Your two back button settings are exactly what I have been using since I finally got the R5 last November (ordered on 9 July 2020), AND I watched the August 2020 Whistling Wings Photography video recommended on this Forum. I ran into way too many instances where the only way to break out of a failed auto-focus was to switch to One-Shot and use the manual focus ring to bring the focus all the way back to the subject. When the R5 AF blows out to the background, or when it gets lost deep in the branches behind the bird, it is usually unrecoverable using an AF function. If you try to use AF, it might take a half-dozen stabs of the thumb or more to force single point focus to re-acquire the target (much less luck had with animal eye tracking). Usually that meant that the bird had flown long before I got it back in focus.

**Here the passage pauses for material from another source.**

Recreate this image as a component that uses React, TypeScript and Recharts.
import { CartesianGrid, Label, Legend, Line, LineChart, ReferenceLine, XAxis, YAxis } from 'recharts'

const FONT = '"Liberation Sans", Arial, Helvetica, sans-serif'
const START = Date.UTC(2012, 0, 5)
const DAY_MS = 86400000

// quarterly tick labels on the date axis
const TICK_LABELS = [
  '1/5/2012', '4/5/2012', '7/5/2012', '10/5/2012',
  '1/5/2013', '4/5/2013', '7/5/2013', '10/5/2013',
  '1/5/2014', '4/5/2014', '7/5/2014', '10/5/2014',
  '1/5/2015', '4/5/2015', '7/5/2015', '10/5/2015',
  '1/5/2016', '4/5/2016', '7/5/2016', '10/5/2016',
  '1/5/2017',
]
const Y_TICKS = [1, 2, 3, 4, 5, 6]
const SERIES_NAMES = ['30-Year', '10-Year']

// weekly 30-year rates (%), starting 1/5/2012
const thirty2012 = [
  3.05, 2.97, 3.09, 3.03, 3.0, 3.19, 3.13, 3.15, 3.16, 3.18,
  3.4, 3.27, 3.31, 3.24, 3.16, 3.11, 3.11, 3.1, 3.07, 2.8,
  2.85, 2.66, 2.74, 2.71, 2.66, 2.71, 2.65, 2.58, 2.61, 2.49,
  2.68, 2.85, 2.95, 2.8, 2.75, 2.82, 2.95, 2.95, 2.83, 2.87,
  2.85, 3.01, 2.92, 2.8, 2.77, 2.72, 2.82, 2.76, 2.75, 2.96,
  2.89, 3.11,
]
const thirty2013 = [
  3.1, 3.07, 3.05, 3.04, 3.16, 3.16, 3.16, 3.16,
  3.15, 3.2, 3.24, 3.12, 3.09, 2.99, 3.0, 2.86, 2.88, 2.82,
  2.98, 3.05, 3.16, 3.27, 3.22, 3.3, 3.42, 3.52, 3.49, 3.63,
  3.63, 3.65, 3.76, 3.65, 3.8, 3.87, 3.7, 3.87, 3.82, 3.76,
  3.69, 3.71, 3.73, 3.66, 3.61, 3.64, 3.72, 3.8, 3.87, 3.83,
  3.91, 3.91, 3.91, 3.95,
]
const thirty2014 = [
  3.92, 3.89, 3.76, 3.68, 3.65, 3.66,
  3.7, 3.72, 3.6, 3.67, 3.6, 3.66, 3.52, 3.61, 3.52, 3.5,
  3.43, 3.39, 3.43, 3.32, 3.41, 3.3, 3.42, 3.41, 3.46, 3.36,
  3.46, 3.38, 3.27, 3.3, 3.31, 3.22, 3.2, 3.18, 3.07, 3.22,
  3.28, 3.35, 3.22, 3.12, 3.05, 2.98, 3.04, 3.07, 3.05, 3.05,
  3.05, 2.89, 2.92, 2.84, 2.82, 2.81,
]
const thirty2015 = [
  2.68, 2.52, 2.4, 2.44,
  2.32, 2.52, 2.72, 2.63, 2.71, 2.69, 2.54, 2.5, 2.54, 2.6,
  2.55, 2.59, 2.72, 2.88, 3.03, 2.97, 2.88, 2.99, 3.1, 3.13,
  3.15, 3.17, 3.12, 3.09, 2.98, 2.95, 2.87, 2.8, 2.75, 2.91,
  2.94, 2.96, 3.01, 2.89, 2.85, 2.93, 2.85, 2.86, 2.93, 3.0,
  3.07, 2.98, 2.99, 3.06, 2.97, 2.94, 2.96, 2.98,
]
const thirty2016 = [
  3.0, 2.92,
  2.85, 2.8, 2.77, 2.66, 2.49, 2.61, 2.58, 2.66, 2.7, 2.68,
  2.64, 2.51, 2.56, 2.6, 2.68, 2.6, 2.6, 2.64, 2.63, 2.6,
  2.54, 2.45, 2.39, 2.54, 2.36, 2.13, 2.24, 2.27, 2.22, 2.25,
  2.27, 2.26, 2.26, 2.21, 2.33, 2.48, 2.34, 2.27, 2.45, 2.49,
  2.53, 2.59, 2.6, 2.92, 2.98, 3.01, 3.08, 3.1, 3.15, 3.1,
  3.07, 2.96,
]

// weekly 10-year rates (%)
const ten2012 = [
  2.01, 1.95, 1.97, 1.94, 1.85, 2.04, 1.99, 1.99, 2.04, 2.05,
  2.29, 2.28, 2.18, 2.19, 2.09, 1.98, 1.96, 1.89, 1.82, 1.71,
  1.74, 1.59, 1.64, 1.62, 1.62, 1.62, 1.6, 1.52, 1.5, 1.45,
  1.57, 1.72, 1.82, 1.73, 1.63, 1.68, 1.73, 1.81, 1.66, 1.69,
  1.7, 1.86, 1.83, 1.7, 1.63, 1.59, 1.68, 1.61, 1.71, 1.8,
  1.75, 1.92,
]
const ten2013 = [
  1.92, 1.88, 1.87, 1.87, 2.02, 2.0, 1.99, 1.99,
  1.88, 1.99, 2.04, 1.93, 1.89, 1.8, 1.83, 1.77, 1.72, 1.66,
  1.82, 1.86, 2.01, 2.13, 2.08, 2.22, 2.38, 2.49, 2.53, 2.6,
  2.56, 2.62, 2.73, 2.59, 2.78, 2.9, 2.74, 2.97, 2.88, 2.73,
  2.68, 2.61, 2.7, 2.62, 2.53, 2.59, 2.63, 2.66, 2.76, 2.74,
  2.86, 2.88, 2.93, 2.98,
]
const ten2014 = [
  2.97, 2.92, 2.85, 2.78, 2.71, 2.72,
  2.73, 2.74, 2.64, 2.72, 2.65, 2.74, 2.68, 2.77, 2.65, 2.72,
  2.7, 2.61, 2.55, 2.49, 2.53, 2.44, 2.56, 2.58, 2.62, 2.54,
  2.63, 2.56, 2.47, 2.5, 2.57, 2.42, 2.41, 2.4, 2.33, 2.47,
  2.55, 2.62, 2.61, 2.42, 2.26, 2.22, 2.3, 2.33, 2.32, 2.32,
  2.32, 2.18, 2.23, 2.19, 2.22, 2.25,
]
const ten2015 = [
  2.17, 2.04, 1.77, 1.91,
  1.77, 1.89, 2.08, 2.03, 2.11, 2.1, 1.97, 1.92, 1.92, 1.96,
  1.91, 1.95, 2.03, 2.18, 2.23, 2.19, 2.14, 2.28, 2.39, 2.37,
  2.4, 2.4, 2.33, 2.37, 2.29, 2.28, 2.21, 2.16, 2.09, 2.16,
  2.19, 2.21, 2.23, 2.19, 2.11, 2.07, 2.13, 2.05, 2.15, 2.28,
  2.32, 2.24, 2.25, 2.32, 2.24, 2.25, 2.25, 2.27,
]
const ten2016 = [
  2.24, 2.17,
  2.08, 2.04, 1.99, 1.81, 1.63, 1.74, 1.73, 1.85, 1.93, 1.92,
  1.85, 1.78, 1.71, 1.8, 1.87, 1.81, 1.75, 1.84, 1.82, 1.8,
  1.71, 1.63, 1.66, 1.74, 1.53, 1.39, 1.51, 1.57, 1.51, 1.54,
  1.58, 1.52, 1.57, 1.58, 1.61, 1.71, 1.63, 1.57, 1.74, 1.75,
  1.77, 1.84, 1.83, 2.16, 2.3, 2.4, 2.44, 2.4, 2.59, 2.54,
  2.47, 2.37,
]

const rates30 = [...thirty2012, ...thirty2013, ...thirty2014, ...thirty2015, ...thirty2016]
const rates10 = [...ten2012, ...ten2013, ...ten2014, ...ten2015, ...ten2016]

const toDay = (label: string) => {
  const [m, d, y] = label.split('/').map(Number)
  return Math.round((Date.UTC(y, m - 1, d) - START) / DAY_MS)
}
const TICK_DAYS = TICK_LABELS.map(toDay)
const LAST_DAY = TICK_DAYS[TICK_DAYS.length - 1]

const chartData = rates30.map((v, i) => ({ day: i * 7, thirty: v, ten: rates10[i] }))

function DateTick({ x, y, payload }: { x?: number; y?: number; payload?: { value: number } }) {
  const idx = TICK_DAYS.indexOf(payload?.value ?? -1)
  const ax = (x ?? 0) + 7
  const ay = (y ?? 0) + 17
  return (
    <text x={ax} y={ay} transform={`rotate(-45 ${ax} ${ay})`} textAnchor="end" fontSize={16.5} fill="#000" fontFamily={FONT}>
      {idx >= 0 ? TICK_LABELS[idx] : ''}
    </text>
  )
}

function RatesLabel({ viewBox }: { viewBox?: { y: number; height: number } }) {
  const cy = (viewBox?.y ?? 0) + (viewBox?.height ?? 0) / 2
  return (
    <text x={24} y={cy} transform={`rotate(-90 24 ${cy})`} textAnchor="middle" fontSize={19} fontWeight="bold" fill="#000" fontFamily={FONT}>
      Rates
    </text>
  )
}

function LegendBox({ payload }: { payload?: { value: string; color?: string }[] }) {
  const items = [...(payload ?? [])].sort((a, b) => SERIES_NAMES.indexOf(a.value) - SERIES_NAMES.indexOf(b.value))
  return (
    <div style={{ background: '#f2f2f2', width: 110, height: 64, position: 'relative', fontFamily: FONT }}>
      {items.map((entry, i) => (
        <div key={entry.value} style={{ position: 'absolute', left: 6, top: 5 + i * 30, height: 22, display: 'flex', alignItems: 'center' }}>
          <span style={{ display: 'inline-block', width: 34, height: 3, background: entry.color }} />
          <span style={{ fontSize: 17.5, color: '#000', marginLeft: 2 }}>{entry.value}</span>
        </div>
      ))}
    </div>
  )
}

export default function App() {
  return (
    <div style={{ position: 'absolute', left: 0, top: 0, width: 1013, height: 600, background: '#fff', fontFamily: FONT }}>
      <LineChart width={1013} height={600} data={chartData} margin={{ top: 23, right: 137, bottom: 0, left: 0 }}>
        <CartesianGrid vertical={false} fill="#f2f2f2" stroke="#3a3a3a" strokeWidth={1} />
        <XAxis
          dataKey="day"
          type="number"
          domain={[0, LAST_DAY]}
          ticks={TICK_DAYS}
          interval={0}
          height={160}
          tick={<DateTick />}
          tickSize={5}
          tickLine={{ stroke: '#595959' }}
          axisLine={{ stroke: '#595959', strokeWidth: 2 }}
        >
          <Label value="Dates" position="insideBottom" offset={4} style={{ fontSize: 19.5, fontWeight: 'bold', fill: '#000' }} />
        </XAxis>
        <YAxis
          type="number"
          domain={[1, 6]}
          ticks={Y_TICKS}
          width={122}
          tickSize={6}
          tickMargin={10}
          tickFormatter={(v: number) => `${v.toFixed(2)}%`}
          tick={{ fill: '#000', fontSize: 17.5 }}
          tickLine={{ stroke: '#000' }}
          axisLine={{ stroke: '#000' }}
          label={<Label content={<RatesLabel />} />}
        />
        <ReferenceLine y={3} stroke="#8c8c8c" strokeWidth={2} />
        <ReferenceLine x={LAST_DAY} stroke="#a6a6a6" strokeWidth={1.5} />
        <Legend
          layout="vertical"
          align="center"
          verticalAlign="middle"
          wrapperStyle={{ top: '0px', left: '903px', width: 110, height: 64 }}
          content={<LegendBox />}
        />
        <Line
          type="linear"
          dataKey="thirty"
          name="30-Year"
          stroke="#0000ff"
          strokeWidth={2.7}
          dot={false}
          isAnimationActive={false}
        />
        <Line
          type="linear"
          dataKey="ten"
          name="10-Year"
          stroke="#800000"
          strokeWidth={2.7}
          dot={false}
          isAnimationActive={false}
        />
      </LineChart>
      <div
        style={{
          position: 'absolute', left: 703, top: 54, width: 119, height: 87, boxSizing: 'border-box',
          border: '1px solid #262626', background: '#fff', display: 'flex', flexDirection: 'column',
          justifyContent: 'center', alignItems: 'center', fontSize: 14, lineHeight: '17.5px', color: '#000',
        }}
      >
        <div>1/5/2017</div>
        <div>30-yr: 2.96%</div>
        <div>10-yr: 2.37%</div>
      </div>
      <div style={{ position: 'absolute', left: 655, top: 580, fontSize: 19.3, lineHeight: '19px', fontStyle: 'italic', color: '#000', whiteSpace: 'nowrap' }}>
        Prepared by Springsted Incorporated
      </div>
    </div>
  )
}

Based on another post to this forum, I added the AF Point Button, programmed to switch between Servo AF and One-Shot AF, and that plus a spin of the focus ring got me back in focus much faster. Now with 1.3.0 I can skip the switch to and from One-Shot and just spin the focus ring, unless I actually
want the One-shot-only MF tools from the AF 2 menu available . I tried it today with the 100-500 (with and without 1.4 TC) and it allows me to correct a blown AF very quickly.
I still find the AF on the R5 less reliable for small birds than my 7D Mk II with 100-400+1.4 TC, but when I get lucky, or force it to work, I get better images, especially in low light. IMHO, the R5 animal eye AF is a lot like a paraphrase from Longfellow's "Jemima" poem:
...when it is good, it is very, very good, and when it is bad it is horrid.